With the help of Republicans, who received praise from the president for flip-flopping on Jackson’s confirmation, Jackson was eventually installed on the court. Suddenly, the same Senate Democrats who shunned Republicans for calling out Biden’s race-baiting celebrated Jackson’s ascent as “historic” and ceiling-shattering because she was a black woman.
As the court’s majority demonstrated on Thursday, the affirmative action Jackson benefits from is destructive because, as Justice Clarence Thomas wrote, “any sorting mechanism that takes race into account in any way … has discriminated based on race to the benefit of some races and the detriment of others.”
Jackson’s attempt to paint the “majority’s judgment” as something that “stunts that progress without any basis in law, history, logic, or justice” earned her several scoldings in footnotes penned by Thomas and Chief Justice John Roberts.
Both noted the shortcomings not just of Jackson’s dissent but also of her “race-infused world view” more than a dozen times.
Roberts pointed out that Jackson tried to “minimize the role that race plays in UNC’s admissions” even though she later “acknowledges that race—and race alone—explains the admissions decisions for hundreds if not thousands of applicants to UNC each year.”

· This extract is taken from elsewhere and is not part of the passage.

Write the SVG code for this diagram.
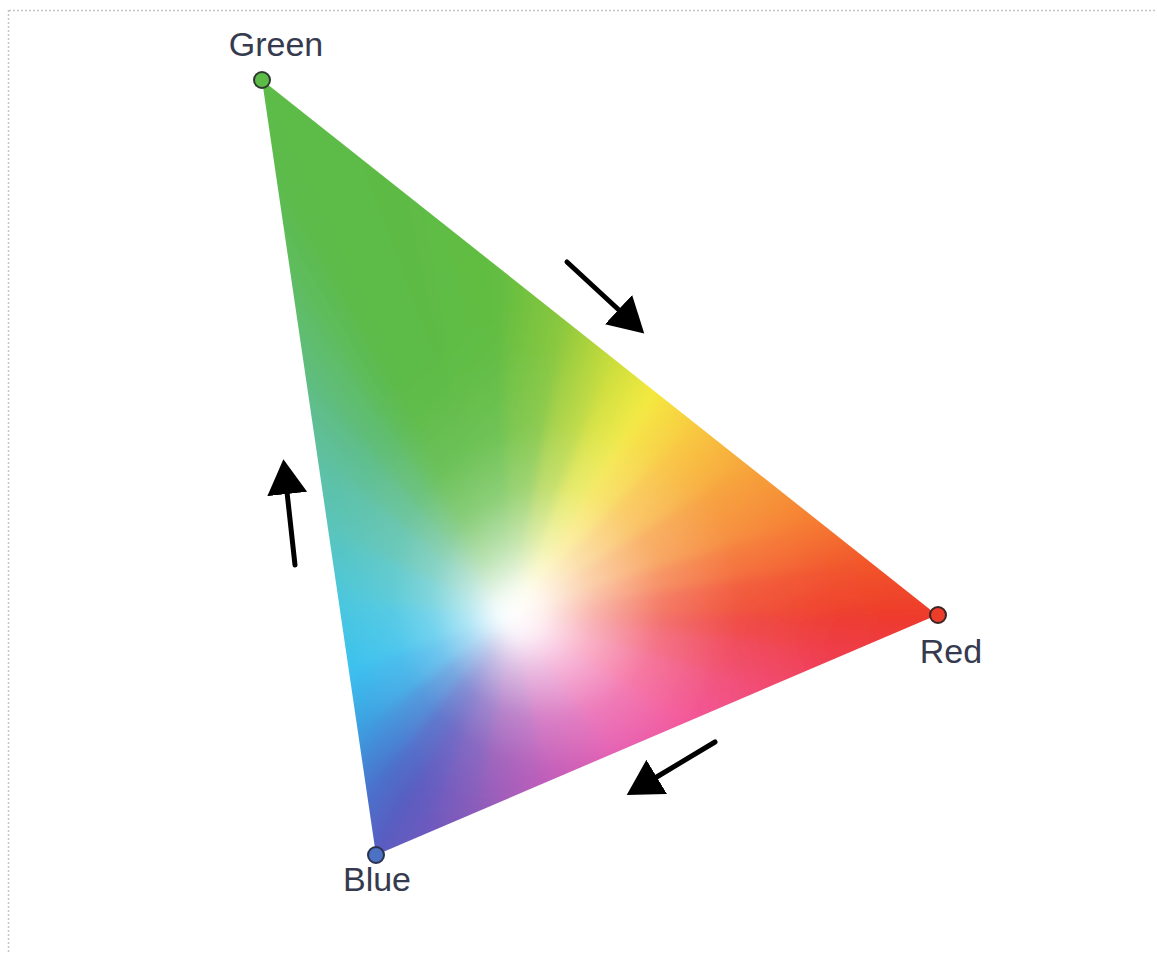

Roberts also warned that Jackson’s assertion that the court “must ‘get out of the way,’ ‘leav[e] well enough alone,’ and defer to universities and ‘experts’ in determining who should be discriminated against” essentially “advocates abandoning the demands of strict scrutiny.”
“An opinion professing fidelity to history (to say nothing of the law) should surely see the folly in that approach,” Roberts retorted.
Thomas, similarly, said Jackson’s belief that “almost all of life’s outcomes may be unhesitatingly ascribed to race” actually “falls flat at each step.”
“As she sees things, we are all inexorably trapped in a fundamentally racist society, with the original sin of slavery and the historical subjugation of black Americans still determining our lives today,” Thomas wrote. “The panacea, she counsels, is to unquestioningly accede to the view of elite experts and reallocate society’s riches by racial means as necessary to ‘level the playing field,’ all as judged by racial metrics.”
Thomas “strongly disagree[s]” with that assertion.
“Then as now, not all disparities are based on race; not all people are racist; and not all differences between individuals are ascribable to race,” Thomas wrote.
Yet, that’s the exact ideology Jackson espouses in her dissent — and the exact ideology Democrats used to elevate her to the bench.